→ **Short task**: Leave out all pictures and return, exactly as written, the lines from the line containing "Output the Python" to the line containing "from matplotlib.ticker import", both ends kept.

→ **Data for this exercise**:
=======
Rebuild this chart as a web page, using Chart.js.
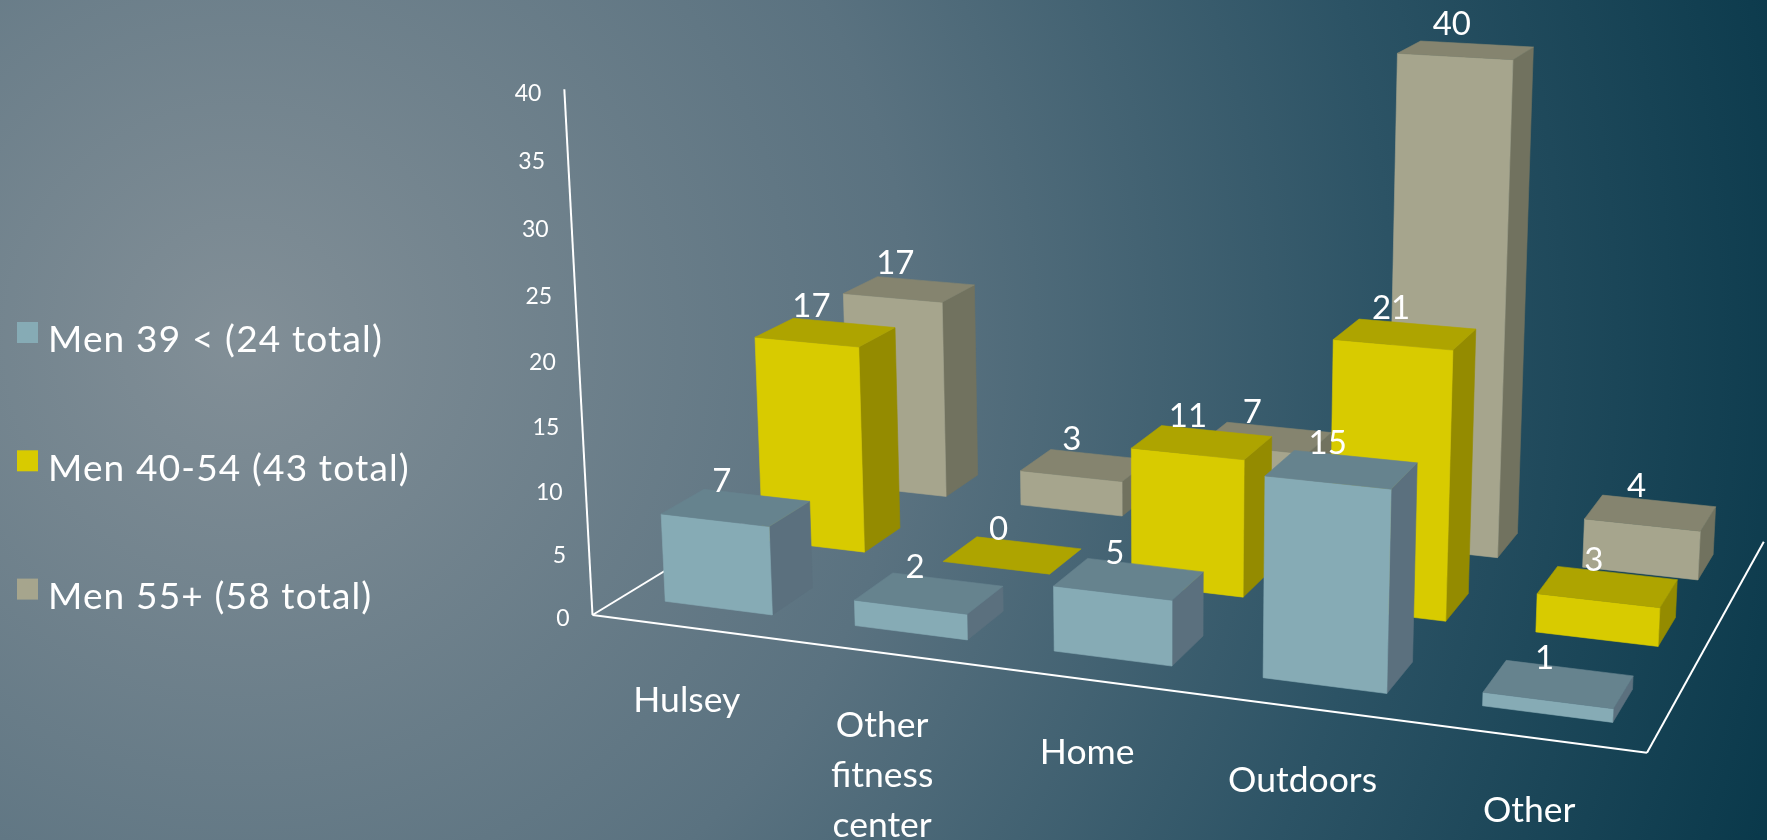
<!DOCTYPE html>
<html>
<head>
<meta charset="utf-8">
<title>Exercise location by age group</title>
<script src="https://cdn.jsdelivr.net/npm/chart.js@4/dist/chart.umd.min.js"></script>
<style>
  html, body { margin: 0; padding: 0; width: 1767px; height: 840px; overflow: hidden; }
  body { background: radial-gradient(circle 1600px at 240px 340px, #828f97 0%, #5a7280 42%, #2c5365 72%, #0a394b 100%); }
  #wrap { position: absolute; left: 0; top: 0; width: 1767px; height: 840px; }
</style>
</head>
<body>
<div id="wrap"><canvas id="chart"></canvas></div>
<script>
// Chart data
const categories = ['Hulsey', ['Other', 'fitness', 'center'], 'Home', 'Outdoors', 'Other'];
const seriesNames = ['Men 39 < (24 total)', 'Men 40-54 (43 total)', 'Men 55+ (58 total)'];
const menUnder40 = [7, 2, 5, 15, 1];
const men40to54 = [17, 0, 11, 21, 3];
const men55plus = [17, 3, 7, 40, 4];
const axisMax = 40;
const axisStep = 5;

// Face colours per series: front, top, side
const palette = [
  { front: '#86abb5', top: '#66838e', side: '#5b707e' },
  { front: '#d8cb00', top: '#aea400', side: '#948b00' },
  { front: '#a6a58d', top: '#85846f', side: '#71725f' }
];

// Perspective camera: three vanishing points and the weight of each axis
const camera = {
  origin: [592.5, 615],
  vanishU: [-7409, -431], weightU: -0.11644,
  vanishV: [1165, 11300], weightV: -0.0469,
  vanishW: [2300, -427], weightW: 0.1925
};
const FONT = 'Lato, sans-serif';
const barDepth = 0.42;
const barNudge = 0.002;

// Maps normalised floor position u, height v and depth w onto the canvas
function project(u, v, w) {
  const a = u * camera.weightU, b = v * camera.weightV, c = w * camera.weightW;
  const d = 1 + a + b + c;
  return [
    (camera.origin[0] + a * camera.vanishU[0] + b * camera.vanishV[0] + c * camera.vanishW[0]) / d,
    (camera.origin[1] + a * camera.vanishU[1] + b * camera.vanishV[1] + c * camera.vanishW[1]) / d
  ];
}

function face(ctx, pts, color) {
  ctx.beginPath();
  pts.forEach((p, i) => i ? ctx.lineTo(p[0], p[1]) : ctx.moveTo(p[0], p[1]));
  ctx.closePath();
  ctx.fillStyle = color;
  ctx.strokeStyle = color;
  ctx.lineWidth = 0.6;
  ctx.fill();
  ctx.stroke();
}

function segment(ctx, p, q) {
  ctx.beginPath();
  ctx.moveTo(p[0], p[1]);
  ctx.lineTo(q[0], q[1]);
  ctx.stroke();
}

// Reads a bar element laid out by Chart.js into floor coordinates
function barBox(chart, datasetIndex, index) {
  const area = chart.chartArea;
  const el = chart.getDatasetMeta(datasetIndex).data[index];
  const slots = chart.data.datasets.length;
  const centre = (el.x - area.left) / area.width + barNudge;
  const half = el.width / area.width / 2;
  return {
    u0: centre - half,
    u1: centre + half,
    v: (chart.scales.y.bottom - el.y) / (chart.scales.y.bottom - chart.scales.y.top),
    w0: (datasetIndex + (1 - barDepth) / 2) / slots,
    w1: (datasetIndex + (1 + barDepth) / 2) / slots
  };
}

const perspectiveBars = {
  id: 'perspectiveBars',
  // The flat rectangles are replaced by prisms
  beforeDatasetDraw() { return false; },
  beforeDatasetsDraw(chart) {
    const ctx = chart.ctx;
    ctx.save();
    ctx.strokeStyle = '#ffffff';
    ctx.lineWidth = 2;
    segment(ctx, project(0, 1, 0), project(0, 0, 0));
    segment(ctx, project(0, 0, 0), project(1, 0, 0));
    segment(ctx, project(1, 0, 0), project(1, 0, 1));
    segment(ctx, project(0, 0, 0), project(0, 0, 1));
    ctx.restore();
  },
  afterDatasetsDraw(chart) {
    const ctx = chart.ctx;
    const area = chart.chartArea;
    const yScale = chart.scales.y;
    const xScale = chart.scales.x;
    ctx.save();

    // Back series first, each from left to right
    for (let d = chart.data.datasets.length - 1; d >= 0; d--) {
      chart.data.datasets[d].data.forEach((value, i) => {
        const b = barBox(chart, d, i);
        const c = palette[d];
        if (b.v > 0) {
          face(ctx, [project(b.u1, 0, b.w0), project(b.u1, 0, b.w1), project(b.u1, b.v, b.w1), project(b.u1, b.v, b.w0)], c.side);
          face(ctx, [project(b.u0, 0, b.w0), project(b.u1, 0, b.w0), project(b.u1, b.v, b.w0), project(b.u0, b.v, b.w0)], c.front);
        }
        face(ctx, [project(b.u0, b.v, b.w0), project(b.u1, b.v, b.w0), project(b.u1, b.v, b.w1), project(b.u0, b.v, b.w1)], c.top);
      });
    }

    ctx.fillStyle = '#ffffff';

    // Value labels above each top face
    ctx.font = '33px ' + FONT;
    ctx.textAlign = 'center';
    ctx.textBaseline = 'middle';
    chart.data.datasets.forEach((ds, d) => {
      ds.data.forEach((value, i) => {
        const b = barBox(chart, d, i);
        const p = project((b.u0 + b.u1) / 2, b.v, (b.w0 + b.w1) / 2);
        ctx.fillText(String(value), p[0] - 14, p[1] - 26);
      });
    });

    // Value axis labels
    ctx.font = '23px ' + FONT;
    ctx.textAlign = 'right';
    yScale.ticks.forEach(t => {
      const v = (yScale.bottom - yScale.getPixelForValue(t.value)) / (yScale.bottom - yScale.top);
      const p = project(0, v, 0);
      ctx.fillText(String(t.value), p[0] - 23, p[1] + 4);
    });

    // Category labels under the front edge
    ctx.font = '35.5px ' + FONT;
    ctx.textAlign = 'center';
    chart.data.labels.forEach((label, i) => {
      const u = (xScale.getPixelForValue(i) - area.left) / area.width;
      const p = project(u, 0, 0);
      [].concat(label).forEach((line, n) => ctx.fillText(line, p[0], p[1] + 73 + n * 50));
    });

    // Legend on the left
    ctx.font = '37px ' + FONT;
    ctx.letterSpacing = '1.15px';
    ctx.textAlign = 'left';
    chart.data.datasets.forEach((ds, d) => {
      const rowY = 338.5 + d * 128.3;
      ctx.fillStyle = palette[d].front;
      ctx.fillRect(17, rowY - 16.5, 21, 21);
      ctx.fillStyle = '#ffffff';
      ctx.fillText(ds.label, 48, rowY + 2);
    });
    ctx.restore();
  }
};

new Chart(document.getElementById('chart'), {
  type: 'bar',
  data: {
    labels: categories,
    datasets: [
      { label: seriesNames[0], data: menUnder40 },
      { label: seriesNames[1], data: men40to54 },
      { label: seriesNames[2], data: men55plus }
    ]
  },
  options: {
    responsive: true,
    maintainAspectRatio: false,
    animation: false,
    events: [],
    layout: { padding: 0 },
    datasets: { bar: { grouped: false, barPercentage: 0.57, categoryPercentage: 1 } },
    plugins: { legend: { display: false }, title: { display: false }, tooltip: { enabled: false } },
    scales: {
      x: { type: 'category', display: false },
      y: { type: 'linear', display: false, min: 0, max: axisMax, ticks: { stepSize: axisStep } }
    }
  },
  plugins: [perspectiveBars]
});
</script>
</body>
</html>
=======
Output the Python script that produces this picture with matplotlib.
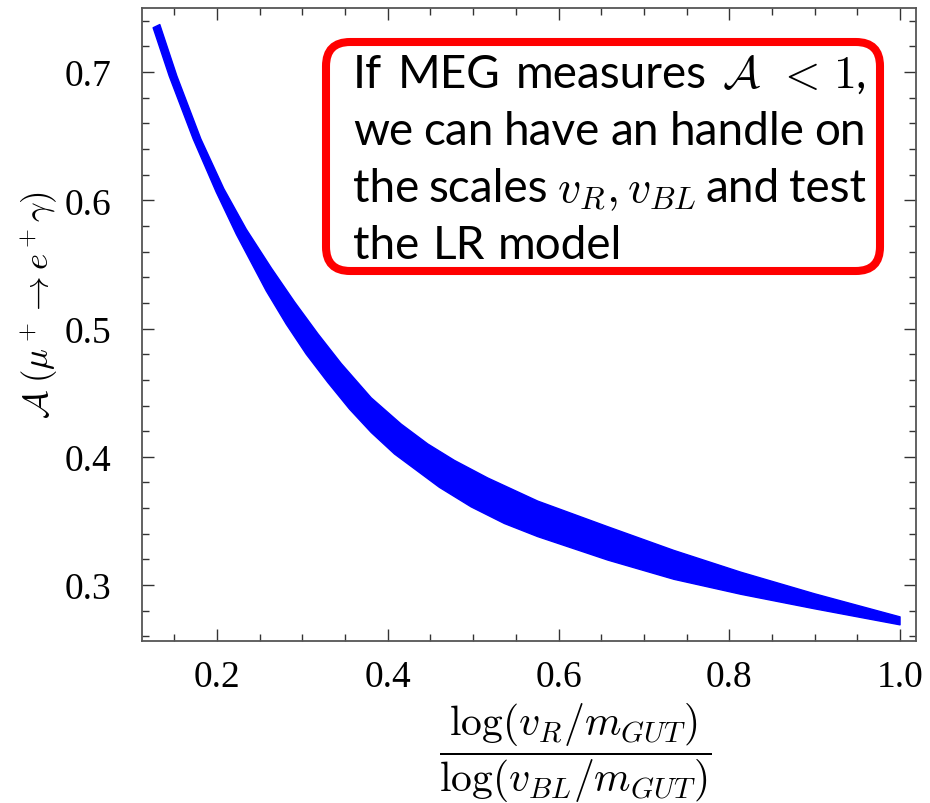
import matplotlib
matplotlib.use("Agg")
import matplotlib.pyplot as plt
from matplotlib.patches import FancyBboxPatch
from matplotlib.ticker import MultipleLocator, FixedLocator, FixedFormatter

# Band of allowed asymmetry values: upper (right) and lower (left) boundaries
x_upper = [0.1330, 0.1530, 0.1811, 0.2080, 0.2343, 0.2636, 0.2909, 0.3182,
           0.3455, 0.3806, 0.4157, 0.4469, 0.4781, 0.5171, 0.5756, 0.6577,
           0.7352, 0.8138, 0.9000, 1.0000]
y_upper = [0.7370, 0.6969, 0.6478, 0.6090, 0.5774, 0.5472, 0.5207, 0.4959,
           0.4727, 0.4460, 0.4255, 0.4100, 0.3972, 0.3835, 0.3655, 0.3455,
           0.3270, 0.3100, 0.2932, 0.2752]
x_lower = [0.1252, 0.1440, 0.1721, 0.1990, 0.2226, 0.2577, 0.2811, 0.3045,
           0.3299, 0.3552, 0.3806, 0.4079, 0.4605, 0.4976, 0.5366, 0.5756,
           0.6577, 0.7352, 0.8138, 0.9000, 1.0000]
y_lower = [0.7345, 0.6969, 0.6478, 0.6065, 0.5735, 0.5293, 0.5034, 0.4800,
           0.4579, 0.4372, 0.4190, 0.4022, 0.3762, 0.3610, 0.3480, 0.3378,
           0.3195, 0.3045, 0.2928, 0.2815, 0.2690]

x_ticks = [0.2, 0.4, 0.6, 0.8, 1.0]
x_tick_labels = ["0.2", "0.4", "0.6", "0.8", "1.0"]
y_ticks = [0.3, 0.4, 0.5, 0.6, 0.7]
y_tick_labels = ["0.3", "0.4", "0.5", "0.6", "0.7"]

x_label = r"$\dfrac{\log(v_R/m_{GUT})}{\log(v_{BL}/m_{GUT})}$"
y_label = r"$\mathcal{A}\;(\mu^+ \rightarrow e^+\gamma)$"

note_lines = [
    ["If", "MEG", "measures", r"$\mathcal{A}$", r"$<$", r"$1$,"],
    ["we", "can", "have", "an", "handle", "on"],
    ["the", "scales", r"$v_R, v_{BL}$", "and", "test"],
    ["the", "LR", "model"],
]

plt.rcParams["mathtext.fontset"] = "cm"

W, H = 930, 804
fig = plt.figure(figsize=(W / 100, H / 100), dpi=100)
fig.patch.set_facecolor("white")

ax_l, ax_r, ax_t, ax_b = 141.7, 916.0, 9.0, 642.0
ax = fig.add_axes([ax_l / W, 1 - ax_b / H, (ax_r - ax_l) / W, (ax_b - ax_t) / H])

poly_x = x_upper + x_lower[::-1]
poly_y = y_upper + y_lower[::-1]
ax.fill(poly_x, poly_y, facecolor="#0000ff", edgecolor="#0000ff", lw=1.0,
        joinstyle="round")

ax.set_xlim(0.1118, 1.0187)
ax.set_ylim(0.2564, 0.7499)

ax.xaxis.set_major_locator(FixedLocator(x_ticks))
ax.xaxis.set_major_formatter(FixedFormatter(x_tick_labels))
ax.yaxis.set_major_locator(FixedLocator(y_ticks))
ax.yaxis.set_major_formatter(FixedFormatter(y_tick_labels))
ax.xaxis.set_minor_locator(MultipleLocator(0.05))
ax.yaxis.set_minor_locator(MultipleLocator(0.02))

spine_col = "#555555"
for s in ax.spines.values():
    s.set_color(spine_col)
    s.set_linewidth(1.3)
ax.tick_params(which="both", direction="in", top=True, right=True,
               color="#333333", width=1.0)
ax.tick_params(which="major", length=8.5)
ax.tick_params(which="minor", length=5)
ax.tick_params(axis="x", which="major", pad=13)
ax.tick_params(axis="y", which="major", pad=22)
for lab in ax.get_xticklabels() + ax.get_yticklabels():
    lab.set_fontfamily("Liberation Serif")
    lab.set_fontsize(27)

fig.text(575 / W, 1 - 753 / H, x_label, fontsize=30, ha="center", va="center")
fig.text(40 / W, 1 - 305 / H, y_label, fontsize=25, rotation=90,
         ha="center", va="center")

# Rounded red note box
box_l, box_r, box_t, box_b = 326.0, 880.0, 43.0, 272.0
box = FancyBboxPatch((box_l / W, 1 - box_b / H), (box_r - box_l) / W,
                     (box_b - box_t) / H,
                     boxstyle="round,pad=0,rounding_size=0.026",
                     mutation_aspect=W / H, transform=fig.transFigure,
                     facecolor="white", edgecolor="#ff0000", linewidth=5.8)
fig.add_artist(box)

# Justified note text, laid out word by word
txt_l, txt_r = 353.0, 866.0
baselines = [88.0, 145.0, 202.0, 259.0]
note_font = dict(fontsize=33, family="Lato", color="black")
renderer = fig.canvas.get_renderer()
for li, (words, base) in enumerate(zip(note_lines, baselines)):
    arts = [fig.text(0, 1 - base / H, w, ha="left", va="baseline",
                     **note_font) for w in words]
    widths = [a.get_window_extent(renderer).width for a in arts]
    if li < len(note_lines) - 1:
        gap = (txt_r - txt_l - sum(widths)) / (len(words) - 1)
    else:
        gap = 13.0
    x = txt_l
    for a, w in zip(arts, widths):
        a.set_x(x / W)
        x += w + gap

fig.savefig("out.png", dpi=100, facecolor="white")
=======
→ **The reply**:
Output the Python script that produces this picture with matplotlib.
import matplotlib
matplotlib.use("Agg")
import matplotlib.pyplot as plt
from matplotlib.patches import FancyBboxPatch
from matplotlib.ticker import MultipleLocator, FixedLocator, FixedFormatter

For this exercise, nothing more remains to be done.